Figure scripts
* * * * * * *
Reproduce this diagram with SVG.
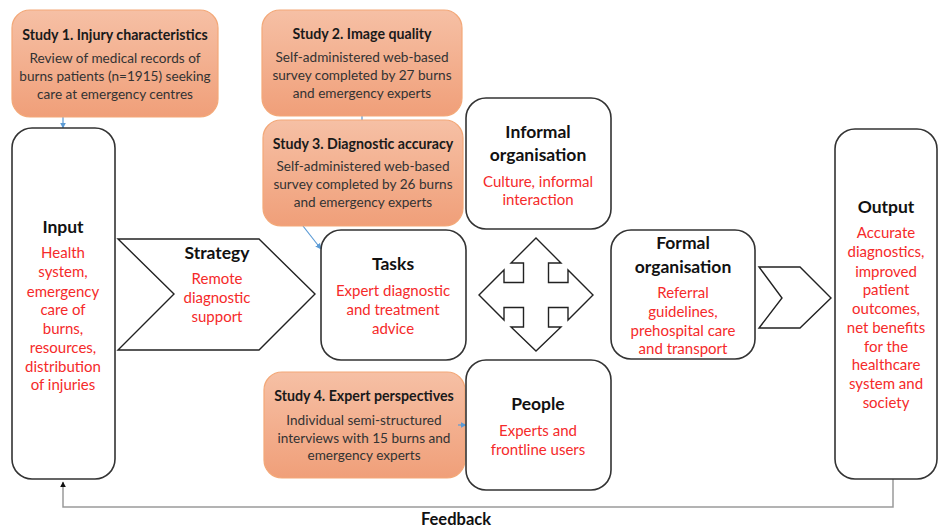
<svg xmlns="http://www.w3.org/2000/svg" width="939" height="528" viewBox="0 0 939 528">
  <defs>
    <linearGradient id="studyFill" x1="0" y1="0" x2="0" y2="1">
      <stop offset="0" stop-color="#f6c0a5"/>
      <stop offset="1" stop-color="#f09f79"/>
    </linearGradient>
    <marker id="blueHead" viewBox="0 0 10 10" refX="9" refY="5" markerWidth="6" markerHeight="6" orient="auto" markerUnits="userSpaceOnUse">
      <path d="M0,0 L10,5 L0,10 z" fill="#5b9bd5"/>
    </marker>
    <marker id="blackHead" viewBox="0 0 10 10" refX="9" refY="5" markerWidth="6" markerHeight="6" orient="auto" markerUnits="userSpaceOnUse">
      <path d="M0,0 L10,5 L0,10 z" fill="#111"/>
    </marker>
  </defs>
  <style>
    text { font-family: Lato, "Liberation Sans", sans-serif; text-anchor: middle; }
    .study { fill: url(#studyFill); stroke: #f3a878; stroke-width: 1.2; }
    .box { fill: #fff; stroke: #333; stroke-width: 1.6; }
    .shape { fill: #fff; stroke: #222; stroke-width: 1.4; stroke-linejoin: miter; }
    .st { font-size: 14.2px; font-weight: bold; fill: #1a1a1a; }
    .sb { font-size: 13.6px; fill: #333; }
    .ttl { font-size: 17.5px; font-weight: bold; fill: #111; }
    .red { font-size: 15px; fill: #f52a2a; }
    .link { fill: none; stroke: #5b9bd5; stroke-width: 1.2; }
    .fb { fill: none; stroke: #9a9a9a; stroke-width: 1.5; }
  </style>

  <rect width="939" height="528" fill="#fff"/>

  <!-- feedback loop and study links -->
  <g id="connectors">
    <polyline class="fb" points="893,479 893,507 63,507 63,482" marker-end="url(#blackHead)"/>
    <line class="link" x1="63" y1="117" x2="63" y2="128" marker-end="url(#blueHead)"/>
    <line class="link" x1="362" y1="116" x2="362" y2="121"/>
    <line class="link" x1="303" y1="226" x2="321" y2="249" marker-end="url(#blueHead)"/>
  </g>

  <g id="study1">
    <rect class="study" x="12" y="10" width="206" height="107" rx="18"/>
    <text class="st" x="115" y="40">Study 1. Injury characteristics</text>
    <text class="sb" x="115" y="63">Review of medical records of</text>
    <text class="sb" x="115" y="81">burns patients (n=1915) seeking</text>
    <text class="sb" x="115" y="99">care at emergency centres</text>
  </g>

  <g id="study2">
    <rect class="study" x="262" y="10" width="200" height="106" rx="18"/>
    <text class="st" x="362" y="39">Study 2. Image quality</text>
    <text class="sb" x="362" y="62">Self-administered web-based</text>
    <text class="sb" x="362" y="80">survey completed by 27 burns</text>
    <text class="sb" x="362" y="98">and emergency experts</text>
  </g>

  <g id="study3">
    <rect class="study" x="263" y="120" width="200" height="106" rx="18"/>
    <text class="st" x="363" y="149">Study 3. Diagnostic accuracy</text>
    <text class="sb" x="363" y="171">Self-administered web-based</text>
    <text class="sb" x="363" y="189">survey completed by 26 burns</text>
    <text class="sb" x="363" y="207">and emergency experts</text>
  </g>

  <g id="input">
    <rect class="box" x="12" y="128" width="103" height="351" rx="20"/>
    <text class="ttl" x="63" y="233">Input</text>
    <text class="red" x="63" y="258">Health</text>
    <text class="red" x="63" y="277">system,</text>
    <text class="red" x="63" y="297">emergency</text>
    <text class="red" x="63" y="315">care of</text>
    <text class="red" x="63" y="334">burns,</text>
    <text class="red" x="63" y="353">resources,</text>
    <text class="red" x="63" y="372">distribution</text>
    <text class="red" x="63" y="390">of injuries</text>
  </g>

  <g id="strategy">
    <polygon class="shape" points="118,239 259,239 315,294 259,350 118,350 174,294"/>
    <text class="ttl" x="217" y="259">Strategy</text>
    <text class="red" x="217" y="284">Remote</text>
    <text class="red" x="217" y="303">diagnostic</text>
    <text class="red" x="217" y="322">support</text>
  </g>

  <g id="tasks">
    <rect class="box" x="321" y="230" width="145" height="130" rx="20"/>
    <text class="ttl" x="393" y="270">Tasks</text>
    <text class="red" x="393" y="296">Expert diagnostic</text>
    <text class="red" x="393" y="315">and treatment</text>
    <text class="red" x="393" y="334">advice</text>
  </g>

  <g id="study4">
    <rect class="study" x="264" y="372" width="201" height="106" rx="18"/>
    <text class="st" x="364" y="401">Study 4. Expert perspectives</text>
    <text class="sb" x="364" y="425">Individual semi-structured</text>
    <text class="sb" x="364" y="443">interviews with 15 burns and</text>
    <text class="sb" x="364" y="460">emergency experts</text>
  </g>

  <g id="study4-link">
    <line class="link" x1="458" y1="425" x2="466" y2="425" marker-end="url(#blueHead)"/>
  </g>

  <g id="informal">
    <rect class="box" x="466" y="98" width="145" height="131" rx="20"/>
    <text class="ttl" x="538" y="138">Informal</text>
    <text class="ttl" x="538" y="161">organisation</text>
    <text class="red" x="538" y="187">Culture, informal</text>
    <text class="red" x="538" y="205">interaction</text>
  </g>

  <g id="people">
    <rect class="box" x="466" y="360" width="145" height="130" rx="20"/>
    <text class="ttl" x="538" y="410">People</text>
    <text class="red" x="538" y="436">Experts and</text>
    <text class="red" x="538" y="455">frontline users</text>
  </g>

  <!-- four-way arrow linking the work-system components -->
  <g id="quad-arrow">
    <polygon class="shape" points="536,238 561,263 548.5,263 548.5,282.5 568,282.5 568,270 593,295 568,320 568,307.5 548.5,307.5 548.5,327 561,327 536,351 511,327 523.5,327 523.5,307.5 504,307.5 504,320 479,295 504,270 504,282.5 523.5,282.5 523.5,263 511,263"/>
  </g>

  <g id="formal">
    <rect class="box" x="611" y="230" width="144" height="129" rx="20"/>
    <text class="ttl" x="683" y="249">Formal</text>
    <text class="ttl" x="683" y="273">organisation</text>
    <text class="red" x="683" y="298">Referral</text>
    <text class="red" x="683" y="317">guidelines,</text>
    <text class="red" x="683" y="336">prehospital care</text>
    <text class="red" x="683" y="354">and transport</text>
  </g>

  <g id="output-chevron">
    <polygon class="shape" points="759,267 800,267 831,298 800,328 759,328 782,298"/>
  </g>

  <g id="output">
    <rect class="box" x="835" y="129" width="102" height="350" rx="20"/>
    <text class="ttl" x="886" y="213">Output</text>
    <text class="red" x="886" y="238">Accurate</text>
    <text class="red" x="886" y="257">diagnostics,</text>
    <text class="red" x="886" y="277">improved</text>
    <text class="red" x="886" y="295">patient</text>
    <text class="red" x="886" y="314">outcomes,</text>
    <text class="red" x="886" y="333">net benefits</text>
    <text class="red" x="886" y="352">for the</text>
    <text class="red" x="886" y="370">healthcare</text>
    <text class="red" x="886" y="389">system and</text>
    <text class="red" x="886" y="408">society</text>
  </g>

  <g id="feedback-label">
    <text class="ttl" x="456" y="525" style="font-size:16.5px">Feedback</text>
  </g>
</svg>
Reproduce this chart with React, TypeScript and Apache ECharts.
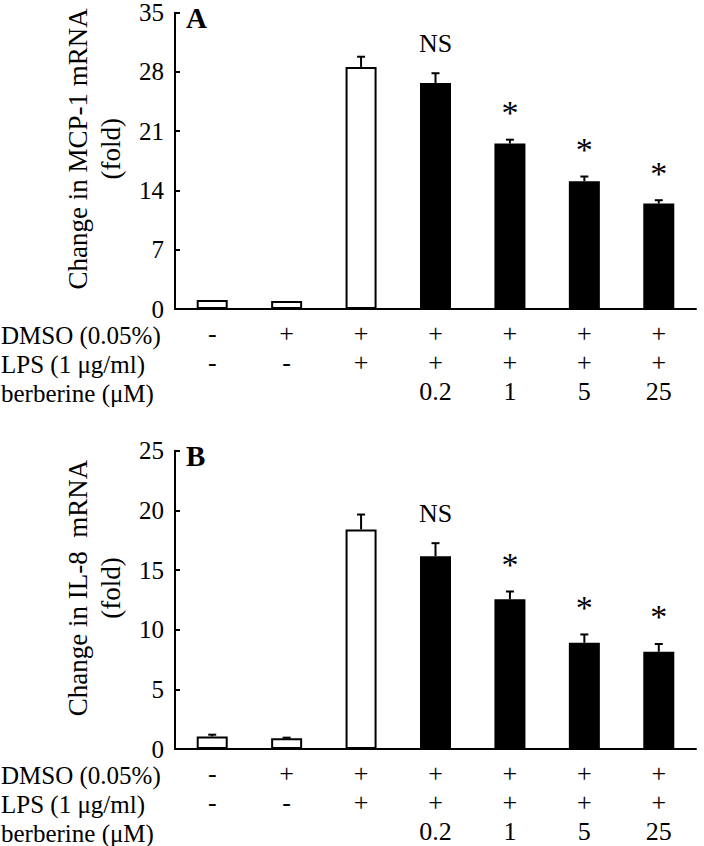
import React, { useEffect, useRef } from "react";
import * as echarts from "echarts";

// Treatment rows (x-axis)
const dmsoRow = ["-", "+", "+", "+", "+", "+", "+"];
const lpsRow = ["-", "-", "+", "+", "+", "+", "+"];
const berberineRow = ["", "", "", "0.2", "1", "5", "25"];
const rowTitles = ["DMSO (0.05%)", "LPS (1 μg/ml)", "berberine (μM)"];

// Panel A: MCP-1 mRNA (fold)
const mcpValues = [1.05, 0.95, 28.6, 26.7, 19.55, 15.1, 12.45];
const mcpErrors = [0, 0, 1.2, 1.15, 0.45, 0.55, 0.4];
const mcpTicks = { min: 0, max: 35, interval: 7 };

// Panel B: IL-8 mRNA (fold)
const il8Values = [1.05, 0.9, 18.4, 16.15, 12.55, 8.9, 8.15];
const il8Errors = [0.15, 0.05, 1.25, 1.1, 0.65, 0.7, 0.65];
const il8Ticks = { min: 0, max: 25, interval: 5 };

// Significance marks and bar fill (white = controls/LPS only, black = berberine)
const signif = ["", "", "", "NS", "*", "*", "*"];
const filled = [false, false, false, true, true, true, true];

const FONT = "'Liberation Serif', 'Times New Roman', serif";

export default function App() {
  const ref = useRef<HTMLDivElement>(null);

  useEffect(() => {
    document.body.style.margin = "0";
    const chart = echarts.init(ref.current!, null, { renderer: "svg" });

    const categories = dmsoRow.map((d, i) => `${d}\n${lpsRow[i]}\n${berberineRow[i]}`);
    const grids = [
      { left: 175, top: 12.7, width: 521, height: 296.3 },
      { left: 175, top: 450.7, width: 521, height: 298.6 },
    ];

    const xAxis = grids.map((_, gi) => ({
      type: "category",
      gridIndex: gi,
      data: categories,
      axisLine: { lineStyle: { color: "#000", width: 2 } },
      axisTick: { inside: true, length: 6, interval: 0, lineStyle: { color: "#000", width: 2 } },
      axisLabel: {
        interval: 0,
        margin: 10,
        color: "#000",
        fontFamily: FONT,
        fontSize: 26,
        lineHeight: 29,
      },
    }));

    const ticks = [mcpTicks, il8Ticks];
    const yAxis = ticks.map((t, gi) => ({
      type: "value",
      gridIndex: gi,
      min: t.min,
      max: t.max,
      interval: t.interval,
      splitLine: { show: false },
      axisLine: { show: true, lineStyle: { color: "#000", width: 2 } },
      axisTick: { show: true, inside: true, length: 5, lineStyle: { color: "#000", width: 2 } },
      axisLabel: { color: "#000", fontFamily: FONT, fontSize: 25, margin: 11 },
    }));

    const barSeries = (vals: number[], gi: number) => ({
      type: "bar",
      xAxisIndex: gi,
      yAxisIndex: gi,
      barWidth: 31,
      data: vals.map((v, i) => ({
        value: v,
        itemStyle: {
          color: filled[i] ? "#000" : "#fff",
          borderColor: "#000",
          borderWidth: 2,
        },
      })),
    });

    const errSeries = (vals: number[], errs: number[], gi: number) => ({
      type: "custom",
      xAxisIndex: gi,
      yAxisIndex: gi,
      data: vals.map((v, i) => [i, v, errs[i]]),
      renderItem: (params: any, api: any) => {
        const i = api.value(0);
        const v = api.value(1);
        const e = api.value(2);
        const base = api.coord([i, v]);
        const top = api.coord([i, v + e]);
        const children: any[] = [];
        if (e > 0) {
          children.push({
            type: "line",
            shape: { x1: base[0], y1: base[1], x2: top[0], y2: top[1] },
            style: { stroke: "#000", lineWidth: 2 },
          });
          children.push({
            type: "line",
            shape: { x1: top[0] - 4, y1: top[1], x2: top[0] + 4, y2: top[1] },
            style: { stroke: "#000", lineWidth: 2 },
          });
        }
        const mark = signif[params.dataIndex];
        if (mark) {
          const isStar = mark === "*";
          children.push({
            type: "text",
            x: top[0],
            y: top[1] - (isStar ? 10 : 17),
            style: {
              text: mark,
              fill: "#000",
              font: `${isStar ? 34 : 26}px ${FONT}`,
              textAlign: "center",
              textVerticalAlign: "bottom",
            },
          });
        }
        return { type: "group", children };
      },
    });

    const graphic: any[] = [];
    const baselines = [grids[0].top + grids[0].height, grids[1].top + grids[1].height];
    baselines.forEach((b) => {
      rowTitles.forEach((t, k) => {
        graphic.push({
          type: "text",
          x: 1,
          y: b + 26 + k * 29,
          style: {
            text: t,
            fill: "#000",
            font: `25px ${FONT}`,
            textVerticalAlign: "middle",
          },
        });
      });
    });
    const yTitles = [
      ["Change in MCP-1 mRNA", "(fold)"],
      ["Change in IL-8  mRNA", "(fold)"],
    ];
    yTitles.forEach((lines, gi) => {
      const cy = grids[gi].top + grids[gi].height / 2 - 12;
      lines.forEach((ln, k) => {
        graphic.push({
          type: "text",
          x: 78 + k * 33,
          y: cy,
          rotation: Math.PI / 2,
          style: {
            text: ln,
            fill: "#000",
            font: `27px ${FONT}`,
            textAlign: "center",
            textVerticalAlign: "middle",
          },
        });
      });
    });
    ["A", "B"].forEach((p, gi) => {
      graphic.push({
        type: "text",
        x: 186,
        y: grids[gi].top + 5,
        style: { text: p, fill: "#000", font: `bold 29px ${FONT}`, textVerticalAlign: "middle" },
      });
    });

    chart.setOption({
      animation: false,
      backgroundColor: "#fff",
      grid: grids,
      xAxis,
      yAxis,
      graphic,
      series: [
        barSeries(mcpValues, 0),
        errSeries(mcpValues, mcpErrors, 0),
        barSeries(il8Values, 1),
        errSeries(il8Values, il8Errors, 1),
      ],
    });

    return () => chart.dispose();
  }, []);

  return <div ref={ref} style={{ width: 704, height: 846 }} />;
}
* * * * * * *
What is required:
Above are the records; copy every line in them that holds the word "Reproduce".

Solution:
Reproduce this diagram with SVG.
Reproduce this chart with React, TypeScript and Apache ECharts.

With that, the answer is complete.